Action-space Model-based Reinforcement Learning for VLA

2026 – now

  • Used a bidirectional per-token encoder to replace exploration through the denoising process by traditional gaussian action disturbance, ensuring fine-grained control over the action space.
  • Designed a new algorithm for likelihood-based reinforcement learning to remove the bias introduced by the disturbance.
  • Implemented isolated post-training on pi0-like VLA and applied foundation world model to improve the efficiency.

Compressing Generative World Models via Reinforcement Learning

2025 – now

  • Tried to remove the noises and reserve task-relevant or reward-relevant information in world model by making the output more compressed.
  • Designed a composite reward signal including jpeg compressibility, action prediction consistency (via a custom resnet inverse action model), and value preservation to guide a diffusion world model finetuning process.
  • Focused on efficient and stable RL post-training on world model to improve long-horizon accuracy and downstream policy performance.

RL for Reasoning

2025

  • Used the concepts in human cognitive psychology to design the reasoning process.
  • Constructed the cognitive graph / tree to represent the reasoning process and finding the better trajectory.
  • Used groups of samples with relative scores generated by DeepSeek R1 to train a smaller reward model.
  • Finetuned Qwen by RL to enhance general cognitive reasoning ability, not only on special tasks or datasets, and achieving better performance.

Automated Construction of Knowledge Graph in Knowledge-intensive Domain

2024 – 2025

  • Proposed an expandable framework of KG construction Tree-KG, including initial construction and iterative expansion.
  • Achieved SOTA performance compared with existing methods such as GraphRAG, especially when using textbooks.
  • Paper accepted at ACL 2025 main conference, Patent pending.

Industrial Experience

AI Teaching Assistant (Developer of AI Cosmos)

Tsinghua University | 2024 – 2025

Developed the core Meta Agent for the university’s AI education system.

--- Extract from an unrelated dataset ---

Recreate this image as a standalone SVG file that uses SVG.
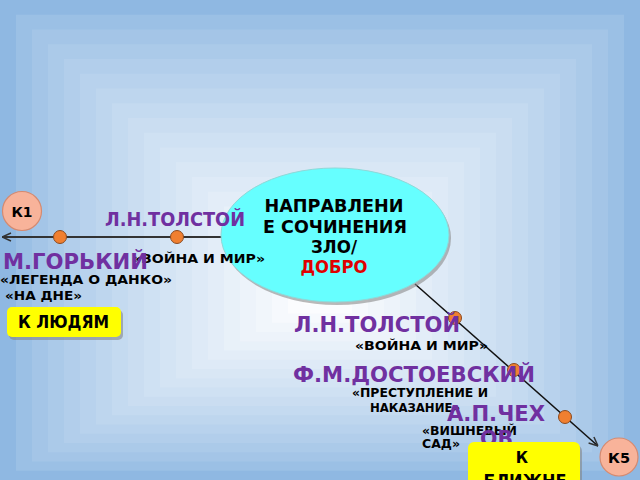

  • Meta Agent Architecture: Based on OpenManus, designed a high-level agent capable of formulating reusable, generalizable workflows for diverse teaching tasks (e.g., grading, course design) from single instructions.
  • Automated Tool & Workflow Construction: Implemented a “Tool Maker” to synthesize Python scripts as new tools, and a “Workflow Maker” to organize operations into executable graphs, enabling the system to self-expand its capabilities.
  • Also worked on knowledge extraction: Extracting knowledge from textbooks and other materials to build a knowledge graph for the course.

Now AI Cosmos has been used in the university’s daily academic activities, including course learning and research assistance.